At 8.51pm Mr Bolton called the midwife again.
"She told Naomi to get head down, bum up, to keep the baby's weight off the cord. Then I had to hang up and call 111."
While Mr Bolton was calling 111 Ms Bree, who lives in Opua, raced to the ferry. The skipper left straight away and she arrived at the holiday park at 9pm, a minute after Russell's St John Ambulance volunteers.
Ms Bree gloved up and took over from Mr Bolton, inserting her hand to hold the baby away from the cord while looking for a pulse and, using her free hand, calling the obstetrician at Whangarei Hospital. With no hands to spare Ms Facey's bottom was called into service as a phone holder.
Meanwhile, St John volunteer Janet Planet was on the phone to the Northland Rescue Helicopter. Moments later the town's fire siren went off and a firefighter came trooping through the door. There were now six people in the tiny bathroom.
While the fire brigade set up a landing site at the school Ms Facey had to crawl to the door - the hallway was too narrow for a stretcher - where the lights of the ambulances and fire engine had drawn a crowd of the curious and the concerned.
Ms Facey said the seriousness of the situation dawned when Ms Bree said, "If you are religious, now is the time to start praying".
She was driven to the school, bumped across the field on the stretcher and loaded on to the chopper with her head down and Ms Bree's hand in position all the while. With no room left in the chopper Mr Bolton jumped in his car and raced to Whangarei.

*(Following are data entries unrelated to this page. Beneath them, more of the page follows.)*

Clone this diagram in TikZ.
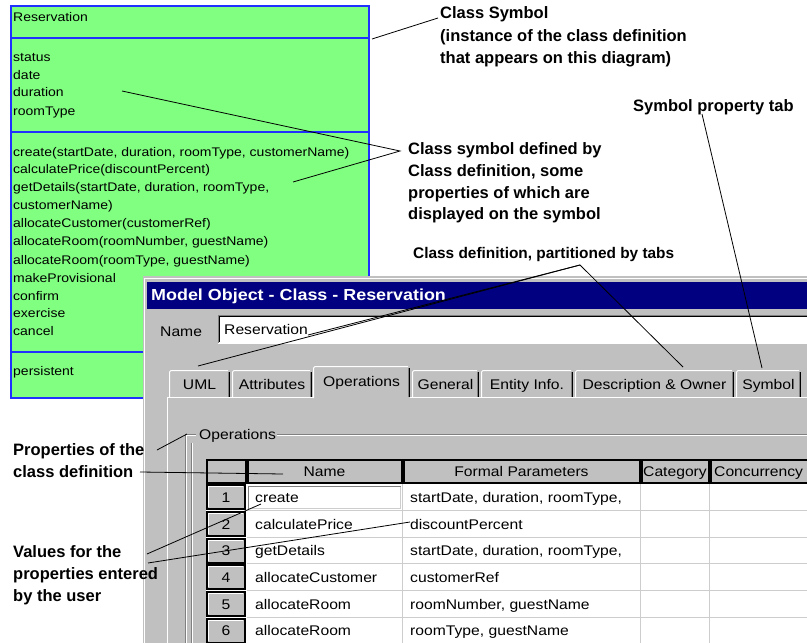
\documentclass[tikz,border=0pt]{standalone}
\usepackage{fontspec}
\setmainfont{Liberation Sans}
\newfontfamily\uifont[FakeStretch=1.12]{Liberation Sans}
\definecolor{symgreen}{RGB}{128,255,128}
\definecolor{symblue}{RGB}{32,48,255}
\definecolor{winnavy}{RGB}{0,0,128}
\definecolor{wingray}{RGB}{192,192,192}
\definecolor{windark}{RGB}{128,128,128}
\definecolor{gridgray}{RGB}{205,205,205}
\begin{document}
\begin{tikzpicture}[x=1pt,y=-1pt,
  gtxt/.style={anchor=west,inner sep=0pt,text height=9pt,text depth=0pt,font=\uifont\fontsize{12.5}{14}\selectfont},
  utxt/.style={inner sep=0pt,text height=10pt,text depth=0pt,font=\uifont\fontsize{14}{16}\selectfont},
  ann/.style={anchor=west,inner sep=0pt,text height=11.8pt,text depth=0pt,font=\bfseries\fontsize{16.5}{19}\selectfont},
  lead/.style={line width=0.8pt,black},
  symline/.style={symblue,line width=1.3pt},
  hdrcell/.style={draw=black,line width=2pt,fill=wingray},
]
\useasboundingbox (0,0) rectangle (807,643);
\fill[white] (0,0) rectangle (807,643);
\begin{scope}
\clip (0,0) rectangle (807,643);
% ---------------- class symbol ----------------
\fill[symgreen] (11,6) rectangle (369,398);
\draw[symline] (11,6) rectangle (369,398);
\draw[symline] (11,38) -- (369,38);
\draw[symline] (11,132) -- (369,132);
\draw[symline] (11,352) -- (369,352);
\node[gtxt] (sname) at (13,16.7) {Reservation};
\node[gtxt] (sa1) at (13,57) {status};
\node[gtxt] (sa2) at (13,74.5) {date};
\node[gtxt] (sa3) at (13,92) {duration};
\node[gtxt] (sa4) at (13,110.5) {roomType};
\node[gtxt] (so1) at (13,151.5) {create(startDate, duration, roomType, customerName)};
\node[gtxt] (so2) at (13,169) {calculatePrice(discountPercent)};
\node[gtxt] (so3) at (13,187) {getDetails(startDate, duration, roomType,};
\node[gtxt] (so4) at (13,205) {customerName)};
\node[gtxt] (so5) at (13,223) {allocateCustomer(customerRef)};
\node[gtxt] (so6) at (13,241) {allocateRoom(roomNumber, guestName)};
\node[gtxt] (so7) at (13,259.5) {allocateRoom(roomType, guestName)};
\node[gtxt] (so8) at (13,277.5) {makeProvisional};
\node[gtxt] (so9) at (13,295.5) {confirm};
\node[gtxt] (so10) at (13,313) {exercise};
\node[gtxt] (so11) at (13,331) {cancel};
\node[gtxt] (sp1) at (13,371) {persistent};
% ---------------- dialog window ----------------
\fill[wingray] (143,276) rectangle (812,650);
\draw[white,line width=1pt] (144.5,650) -- (144.5,278.5) -- (812,278.5);
\fill[winnavy] (147,282) rectangle (812,309);
\node[anchor=west,inner sep=0pt,text height=11.5pt,text depth=0pt,text=white,font=\uifont\bfseries\fontsize{16}{19}\selectfont] (title) at (151,294.5) {Model Object - Class - Reservation};
\node[utxt,anchor=west] (namelbl) at (160,331.5) {Name};
\fill[white] (219,316) rectangle (812,343);
\draw[windark,line width=1pt] (218.5,343) -- (218.5,315.5) -- (812,315.5);
\draw[black,line width=1pt] (219.5,342) -- (219.5,316.5) -- (812,316.5);
\draw[white,line width=1pt] (218,343.5) -- (812,343.5);
\node[utxt,anchor=west] (namefield) at (224,329.5) {Reservation};
% tabs
\foreach \l/\r/\t/\n in {169/230/UML/tabuml, 232/312/Attributes/tabatt, 412/479/General/tabgen, 481/573/Entity Info./tabent, 575/734/Description \& Owner/tabdesc, 736/801/Symbol/tabsym}{
  \fill[wingray] (\l,370) rectangle (\r,397);
  \draw[white,line width=1pt] ({\l+0.5},397) -- ({\l+0.5},372) -- ({\l+2},370.5) -- ({\r-2},370.5);
  \draw[black,line width=1pt] ({\r-0.5},372) -- ({\r-0.5},397);
  \draw[windark,line width=1pt] ({\r-1.5},372) -- ({\r-1.5},397);
  \node[utxt] (\n) at ({(\l+\r)/2},384.5) {\t};
}
% panel
\draw[white,line width=1pt] (167.5,650) -- (167.5,397.5) -- (313,397.5);
\draw[white,line width=1pt] (410,397.5) -- (812,397.5);
% selected tab
\fill[wingray] (313,366) rectangle (410,399);
\draw[white,line width=1pt] (313.5,398) -- (313.5,368) -- (315,366.5) -- (408,366.5);
\draw[black,line width=1pt] (409.5,368) -- (409.5,397);
\draw[windark,line width=1pt] (408.5,368) -- (408.5,397);
\node[utxt] (tabops) at (361.5,381) {Operations};
% group box
\draw[windark,line width=1pt] (185.5,650) -- (185.5,434.5) -- (196,434.5);
\draw[white,line width=1pt] (186.5,650) -- (186.5,435.5) -- (196,435.5);
\draw[windark,line width=1pt] (277,434.5) -- (812,434.5);
\draw[white,line width=1pt] (277,435.5) -- (812,435.5);
\draw[windark,line width=1pt] (191.5,650) -- (191.5,443);
\draw[white,line width=1pt] (192.5,650) -- (192.5,443);
\node[utxt,anchor=west] (grplbl) at (199,434.5) {Operations};
% ---------------- table ----------------
\fill[white] (206,459) rectangle (812,650);
\foreach \y in {510,537,563.5,590,617,643.5}{
  \draw[gridgray,line width=1pt] (247,\y) -- (812,\y);
}
\foreach \x in {402.5,640.5,709.5}{
  \draw[gridgray,line width=1pt] (\x,483) -- (\x,650);
}
\node[hdrcell,minimum width=39pt,minimum height=23pt,inner sep=0pt] (hcorner) at (226,471) {};
\node[hdrcell,minimum width=154pt,minimum height=23pt,inner sep=0pt] (hname) at (324.5,471) {};
\node[hdrcell,minimum width=236pt,minimum height=23pt,inner sep=0pt] (hpar) at (521.5,471) {};
\node[hdrcell,minimum width=67pt,minimum height=23pt,inner sep=0pt] (hcat) at (675,471) {};
\node[hdrcell,minimum width=110pt,minimum height=23pt,inner sep=0pt] (hcon) at (766,471) {};
\node[utxt] (tname) at (324.5,471.5) {Name};
\node[utxt] (tpar) at (521.5,471.5) {Formal Parameters};
\node[utxt] (tcat) at (675,471.5) {Category};
\node[utxt,anchor=west] (tcon) at (714,471.5) {Concurrency};
% row 1 name edit cell
\draw[windark,line width=1pt] (248.5,509) -- (248.5,486.5) -- (401,486.5);
\draw[gridgray,line width=1pt] (249,508.5) -- (400.5,508.5) -- (400.5,487);
\foreach \k/\cy/\nm/\pr in {1/497/create/{startDate, duration, roomType,},
  2/524/calculatePrice/discountPercent,
  3/550.5/getDetails/{startDate, duration, roomType,},
  4/577/allocateCustomer/customerRef,
  5/604/allocateRoom/{roomNumber, guestName},
  6/630.5/allocateRoom/{roomType, guestName}}{
  \node[hdrcell,minimum width=38pt,minimum height=24pt,inner sep=0pt] (rh\k) at (226,\cy) {};
  \draw[white,line width=1pt] (208.5,{\cy+10}) -- (208.5,{\cy-10.5}) -- (243,{\cy-10.5});
  \node[utxt] (rn\k) at (226,\cy) {\k};
  \node[utxt,anchor=west] (nm\k) at (255,\cy) {\nm};
  \node[utxt,anchor=west] (pr\k) at (410,\cy) {\pr};
}
\end{scope}
% ---------------- annotations ----------------
\node[ann] (aclass1) at (440,13) {Class Symbol};
\node[ann] (aclass2) at (440,36) {(instance of the class definition};
\node[ann] (aclass3) at (440,58) {that appears on this diagram)};
\node[ann] (asymtab) at (633,106) {Symbol property tab};
\node[ann] (adef1) at (408,149) {Class symbol defined by};
\node[ann] (adef2) at (408,171) {Class definition, some};
\node[ann] (adef3) at (408,193) {properties of which are};
\node[ann] (adef4) at (408,214) {displayed on the symbol};
\node[ann,font=\bfseries\fontsize{15.4}{18}\selectfont] (atabs) at (413,253) {Class definition, partitioned by tabs};
\node[ann] (aprop1) at (13,450) {Properties of the};
\node[ann] (aprop2) at (13,472) {class definition};
\node[ann] (aval1) at (13,552) {Values for the};
\node[ann] (aval2) at (13,574) {properties entered};
\node[ann] (aval3) at (13,596) {by the user};
% leader end points
\coordinate (l1a) at (372,39);
\coordinate (l1b) at (438,18);
\coordinate (l2a) at (122,91);
\coordinate (l2b) at (293,182);
\coordinate (l2c) at (400,151);
\coordinate (l3a) at (702,114);
\coordinate (l3b) at (762,368);
\coordinate (apex) at (580,265);
\coordinate (l4a) at (198,366);
\coordinate (l4b) at (308,335);
\coordinate (l4c) at (683,367);
\coordinate (l5a) at (157,450);
\coordinate (l5b) at (187,434);
\coordinate (l5c) at (140,472);
\coordinate (l5d) at (283,474);
\coordinate (l6a) at (147,554);
\coordinate (l6b) at (261,504);
\coordinate (l6c) at (148,563);
\coordinate (l6d) at (410,522);
\draw[lead] (l1a) -- (l1b);
\draw[lead] (l2a) -- (l2c) -- (l2b);
\draw[lead] (l3a) -- (l3b);
\draw[lead] (l4a) -- (apex) -- (l4c);
\draw[lead] (l4b) -- (apex);
\draw[lead] (l5a) -- (l5b);
\draw[lead] (l5c) -- (l5d);
\draw[lead] (l6a) -- (l6b);
\draw[lead] (l6c) -- (l6d);
\end{tikzpicture}
\end{document}
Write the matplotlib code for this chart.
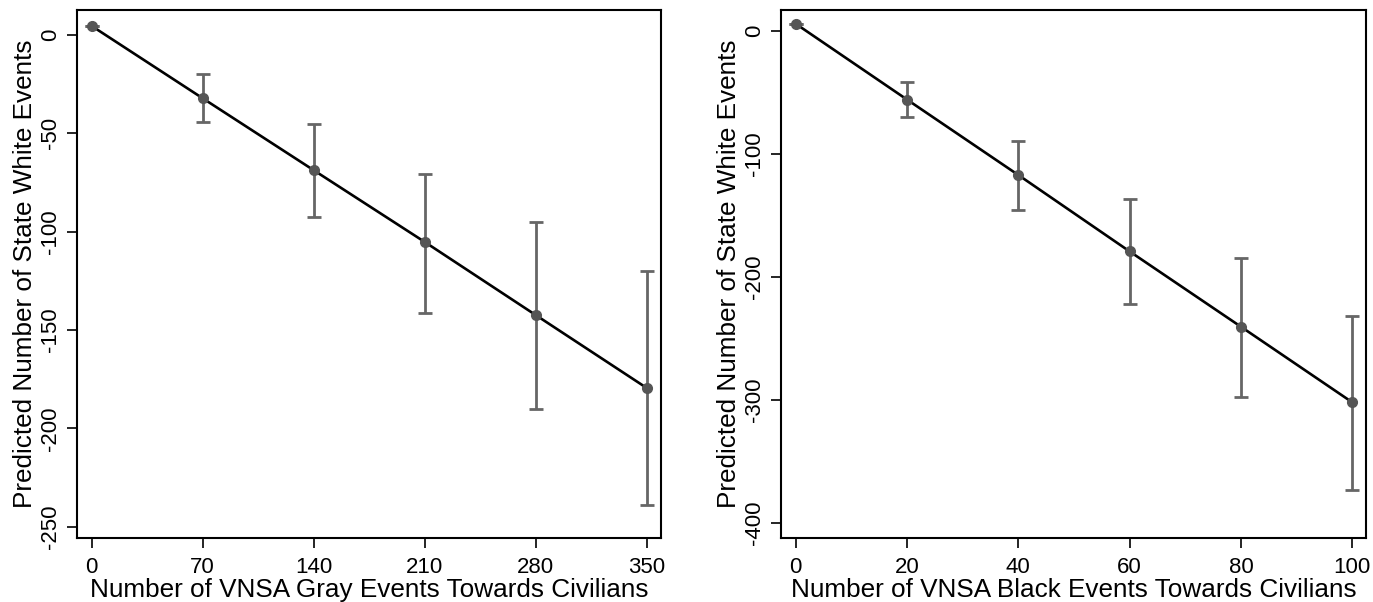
import matplotlib
matplotlib.use("Agg")
import matplotlib.pyplot as plt
import numpy as np

plt.rcParams["font.family"] = ["Liberation Sans", "DejaVu Sans"]
plt.rcParams["axes.unicode_minus"] = False

# Left panel: VNSA gray events
gray_x = [0, 70, 140, 210, 280, 350]
gray_pred = [4.6, -32.2, -68.8, -105.3, -142.5, -179.6]
gray_lo = [4.6, -44.1, -92.7, -141.3, -190.2, -238.8]
gray_hi = [4.6, -19.8, -45.3, -70.9, -94.9, -119.8]
gray_yticks = [0, -50, -100, -150, -200, -250]

# Right panel: VNSA black events
black_x = [0, 20, 40, 60, 80, 100]
black_pred = [5.6, -56.0, -117.3, -179.4, -240.6, -302.0]
black_lo = [5.6, -70.5, -145.7, -221.8, -297.3, -373.2]
black_hi = [5.6, -41.8, -89.5, -137.0, -184.4, -232.1]
black_yticks = [0, -100, -200, -300, -400]

ylabel = "Predicted Number of State White Events"
xlabels = ["Number of VNSA Gray Events Towards Civilians",
           "Number of VNSA Black Events Towards Civilians"]

fig = plt.figure(figsize=(13.73, 6.02), dpi=100)
ax1 = fig.add_axes([0.0561, 0.1063, 0.4253, 0.8771])
ax2 = fig.add_axes([0.5686, 0.1063, 0.4263, 0.8771])

panels = [
    (ax1, gray_x, gray_pred, gray_lo, gray_hi, gray_yticks, (-9.2, 358.8), (-255.8, 12.7)),
    (ax2, black_x, black_pred, black_lo, black_hi, black_yticks, (-2.7, 102.45), (-412.2, 16.8)),
]

for i, (ax, x, pred, lo, hi, yt, xl, yl) in enumerate(panels):
    pred = np.asarray(pred)
    err = np.vstack([pred - np.asarray(lo), np.asarray(hi) - pred])
    ax.errorbar(x, pred, yerr=err, fmt="none", ecolor="#666666",
                elinewidth=2.0, capsize=5, capthick=2.0, zorder=2)
    ax.plot(x, pred, color="black", lw=1.9, zorder=3)
    ax.plot(x, pred, "o", color="#555555", ms=7, zorder=4)
    ax.set_xlim(*xl)
    ax.set_ylim(*yl)
    ax.set_xticks(x)
    ax.set_yticks(yt)
    ax.tick_params(axis="both", direction="out", length=7, width=1.2,
                   labelsize=16, color="black", labelcolor="black")
    ax.tick_params(axis="x", pad=6.5)
    ax.tick_params(axis="y", pad=4.5)
    for lab in ax.get_yticklabels():
        lab.set_rotation(90)
        lab.set_va("center")
        lab.set_ha("right")
    for sp in ax.spines.values():
        sp.set_linewidth(1.5)
        sp.set_color("black")
    ax.set_xlabel(xlabels[i], fontsize=18.8)
    ax.set_ylabel(ylabel, fontsize=18.8)
    ax.xaxis.set_label_coords(0.5, -0.0755)
    ax.yaxis.set_label_coords(-0.0685, 0.5)

fig.savefig("out.png", dpi=100, facecolor="white")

In the meantime campground receptionist Shae McDonald hightailed it to the wharf, caught the last ferry from Paihia and ran the campground solo for three days.
Ms Facey said the flight was quick and the on-board paramedic "amazing". Hospital staff were waiting in ED to whisk her into an operating theatre for an urgent caesarean. Only then, more than an hour and a half later, was Ms Bree able to take out her hand.
"The doctors expected to do a full resuscitation but she coughed into life, she was perfect. She's a little miracle," Mr Bolton said.
He was still 15 minutes from Whangarei when he got the good news from Ms Bree.
"When I got there the doctors were still high-fiving. I realised what an emergency it had been."
Mr Bolton said Ms Bree was a "superhero". He had no doubt her advice in the crucial minutes before she got to Russell, then keeping pressure off the cord until they reached hospital, saved their baby's life.
The couple said they were hugely grateful to Ms Bree, the helicopter crew, the staff at Whangarei Hospital and everyone in Russell who had pitched in, from St John volunteers and firefighters to the ferry crew and campground staff.
"I don't know that they'll ever know how grateful we are. Words can't express it," Ms Facey said.
Ms Bree said many people and services were involved and all integrated magnificently.
"It was the car ferry, the ambulance, the fire brigade, the helicopter, colleagues at Whangarei Hospital . . . Northland did well. It wasn't any one person, it was all the services."
Emilia's entry into the world showed that Northland had the people and systems to deal with emergencies in the best way possible, she said.
Baby Emilia turns 3 weeks old tomorrow. She is in perfect health.